US Secretary of State John Kerry and British counterpart Boris Johnson have said their governments are considering new sanctions against Moscow and Damascus. The move has come in response to the Aleppo siege.
The bombardment in Syria’s second city has seen hundreds of civilian deaths, the destruction of an aid convoy and an increasingly dire need for food and medical supplies for Syrians surrounded by warring factions.

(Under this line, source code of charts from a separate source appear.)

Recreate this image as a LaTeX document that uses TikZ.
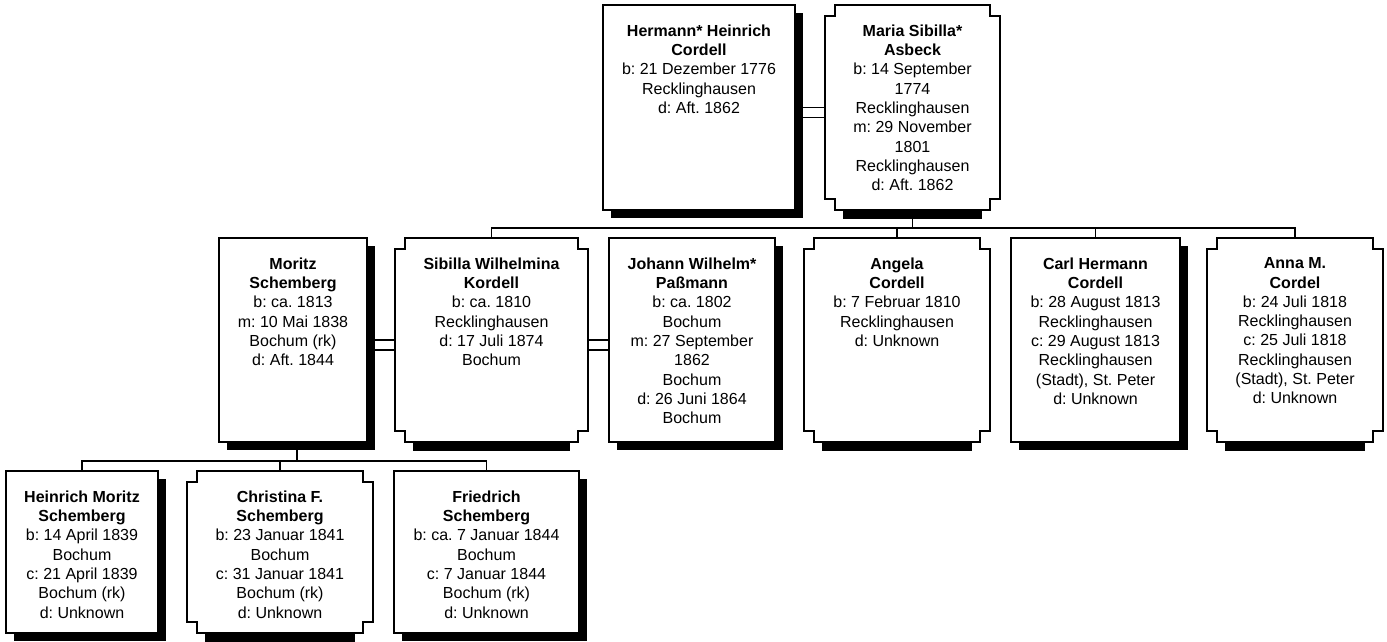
\documentclass[tikz,border=0pt]{standalone}
\usepackage{fontspec}
\setmainfont{Liberation Sans}
\frenchspacing
\tikzset{
  conn/.style={line width=1.4pt},
  boxline/.style={line width=1.5pt},
  pframe/.style={inner sep=0pt, outer sep=0pt, anchor=north west},
  ptext/.style={anchor=north, align=center, inner sep=0pt, font=\fontsize{16}{19.3}\selectfont\frenchspacing},
}
% male box: name, left, top, right, bottom, text
\newcommand\PersonM[6]{%
  \fill[black] (#2+8,#3+8) rectangle (#4+8,#5+8);
  \node[pframe, boxline, draw, fill=white, minimum width={(#4-#2)*1pt}, minimum height={(#5-#3)*1pt}] (#1) at (#2,#3) {};
  \node[ptext] (#1-t) at ([yshift=-19.5pt]#1.north) {#6};}
% female box with notched corners
\newcommand\PersonF[6]{%
  \fill[black] (#2+18,#5) rectangle (#4-18,#5+9);
  \node[pframe, minimum width={(#4-#2)*1pt}, minimum height={(#5-#3)*1pt}] (#1) at (#2,#3) {};
  \draw[boxline, fill=white, line join=miter] (#2,#3+11) -- (#2+10,#3+11) -- (#2+10,#3) -- (#4-10,#3) -- (#4-10,#3+11) -- (#4,#3+11) -- (#4,#5-11) -- (#4-10,#5-11) -- (#4-10,#5) -- (#2+10,#5) -- (#2+10,#5-11) -- (#2,#5-11) -- cycle;
  \node[ptext] (#1-t) at ([yshift=-19.5pt]#1.north) {#6};}
\begin{document}
\begin{tikzpicture}[x=1pt,y=-1pt]
\useasboundingbox (0,0) rectangle (1387,642);
\fill[white] (0,0) rectangle (1387,642);

% row 1
\PersonM{hermann}{603}{5}{795}{210}{\textbf{Hermann* Heinrich}\\\textbf{Cordell}\\b: 21 Dezember 1776\\Recklinghausen\\d: Aft. 1862}
\PersonF{maria}{825}{5}{1000}{210}{\textbf{Maria Sibilla*}\\\textbf{Asbeck}\\b: 14 September\\1774\\Recklinghausen\\m: 29 November\\1801\\Recklinghausen\\d: Aft. 1862}

% row 2
\PersonM{moritz}{219}{238}{367}{442}{\textbf{Moritz}\\\textbf{Schemberg}\\b: ca. 1813\\m: 10 Mai 1838\\Bochum (rk)\\d: Aft. 1844}
\PersonF{sibilla}{395}{238}{588}{442}{\textbf{Sibilla Wilhelmina}\\\textbf{Kordell}\\b: ca. 1810\\Recklinghausen\\d: 17 Juli 1874\\Bochum}
\PersonM{johann}{609}{238}{775}{442}{\textbf{Johann Wilhelm*}\\\textbf{Paßmann}\\b: ca. 1802\\Bochum\\m: 27 September\\1862\\Bochum\\d: 26 Juni 1864\\Bochum}
\PersonF{angela}{804}{238}{990}{442}{\textbf{Angela}\\\textbf{Cordell}\\b: 7 Februar 1810\\Recklinghausen\\d: Unknown}
\PersonM{carl}{1011}{238}{1180}{442}{\textbf{Carl Hermann}\\\textbf{Cordell}\\b: 28 August 1813\\Recklinghausen\\c: 29 August 1813\\Recklinghausen\\(Stadt), St. Peter\\d: Unknown}
\PersonF{anna}{1207}{238}{1383}{442}{\textbf{Anna M.}\\\textbf{Cordel}\\b: 24 Juli 1818\\Recklinghausen\\c: 25 Juli 1818\\Recklinghausen\\(Stadt), St. Peter\\d: Unknown}

% row 3
\PersonM{heinrich}{6}{471}{158}{633}{\textbf{Heinrich Moritz}\\\textbf{Schemberg}\\b: 14 April 1839\\Bochum\\c: 21 April 1839\\Bochum (rk)\\d: Unknown}
\PersonF{christina}{187}{471}{373}{633}{\textbf{Christina F.}\\\textbf{Schemberg}\\b: 23 Januar 1841\\Bochum\\c: 31 Januar 1841\\Bochum (rk)\\d: Unknown}
\PersonM{friedrich}{394}{471}{579}{633}{\textbf{Friedrich}\\\textbf{Schemberg}\\b: ca. 7 Januar 1844\\Bochum\\c: 7 Januar 1844\\Bochum (rk)\\d: Unknown}

% couple links (double lines)
\coordinate (hA) at ([xshift=8pt]hermann.east);
\coordinate (hB) at ([xshift=8pt,yshift=-10pt]hermann.east);
\draw[conn] (hA) -- (hA -| maria.west);
\draw[conn] (hB) -- (hB -| maria.west);
\coordinate (mA) at ([xshift=8pt]moritz.east);
\coordinate (mB) at ([xshift=8pt,yshift=-10pt]moritz.east);
\draw[conn] (mA) -- (mA -| sibilla.west);
\draw[conn] (mB) -- (mB -| sibilla.west);
\coordinate (sA) at (sibilla.east);
\coordinate (sB) at ([yshift=-10pt]sibilla.east);
\draw[conn] (sA) -- (sA -| johann.west);
\draw[conn] (sB) -- (sB -| johann.west);

% children of Hermann & Maria
\coordinate (busA) at (0,228);
\coordinate (mdA) at ([yshift=-9pt]maria.south);
\draw[conn] (mdA) -- (mdA |- busA);
\draw[conn] (sibilla.north) -- (sibilla.north |- busA) -- (anna.north |- busA) -- (anna.north);
\draw[conn] (angela.north |- busA) -- (angela.north);
\draw[conn] (carl.north |- busA) -- (carl.north);

% children of Moritz & Sibilla
\coordinate (busB) at (0,461);
\coordinate (mdB) at ([xshift=4pt,yshift=-8pt]moritz.south);
\draw[conn] (mdB) -- (mdB |- busB);
\draw[conn] (heinrich.north) -- (heinrich.north |- busB) -- (friedrich.north |- busB) -- (friedrich.north);
\draw[conn] (christina.north |- busB) -- (christina.north);
\end{tikzpicture}
\end{document}
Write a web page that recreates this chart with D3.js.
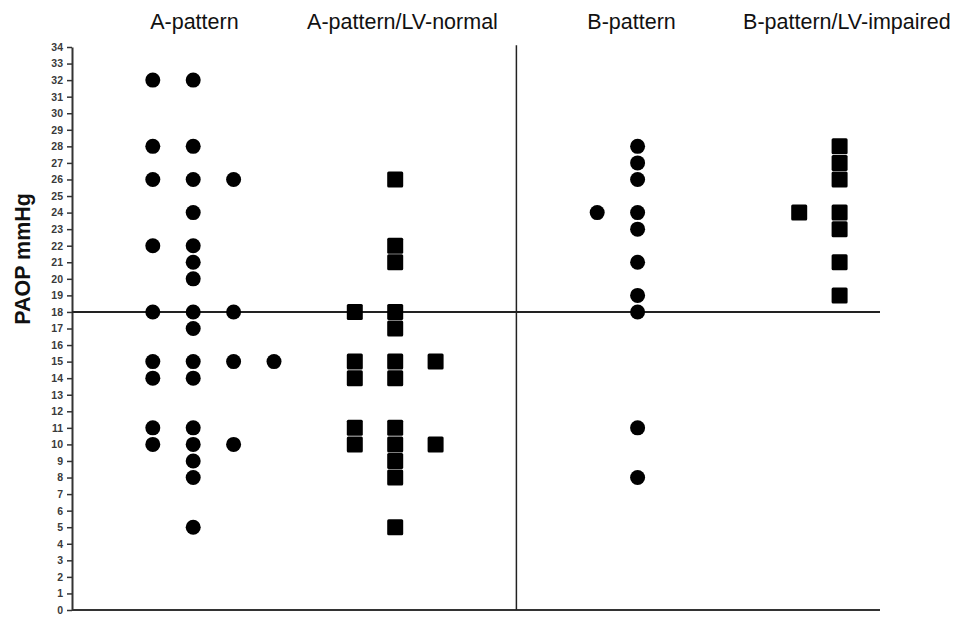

“There’s a lot of measures we’re proposing to do with extra sanctions on the Syrian regime and their supporters, measures to bring those responsible for war crimes to the International Criminal Court,” said British Foreign Secretary Boris Johnson in a joint press conference with US Secretary of State John Kerry on Sunday, referencing an upcoming EU summit on sanctions against the Kremlin.
“These things will eventually come to bite the perpetrators of these crimes and they should think about it now,” he said, making it clear that Europe was not preparing direct military intervention in Syria.
Johnson also expressed skepticism that President Bashar al-Assad could retake Aleppo from rebels and “Islamic State” (IS)-related terrorists. He called on Assad’s allies to promote a humanitarian truce.
“I think the most powerful weapon we have at the moment is our ability to make President Vladimir Putin and the Russians feel the consequences of what they are doing,” Johnson said.
Swiss peace talks not dead
Kerry confirmed that the US was also mulling sanctions against Assad’s supporters, but did not mention Russia by name.
As the crisis in Aleppo deepens, the diplomatic push to renew a broken ceasefire has seen a flurry of activity. The German Foreign Ministry reported on Sunday that days of inconclusive peace talks in Switzerland, joined by top diplomats from Russia, Turkey, Saudi Arabia and Qatar, would continue into the upcoming week.
According to the UK-based Syrian Observatory for Human Rights, while the Western diplomats were discussing their options on Sunday, 31 people were killed in airstrikes in rebel-held parts of Aleppo.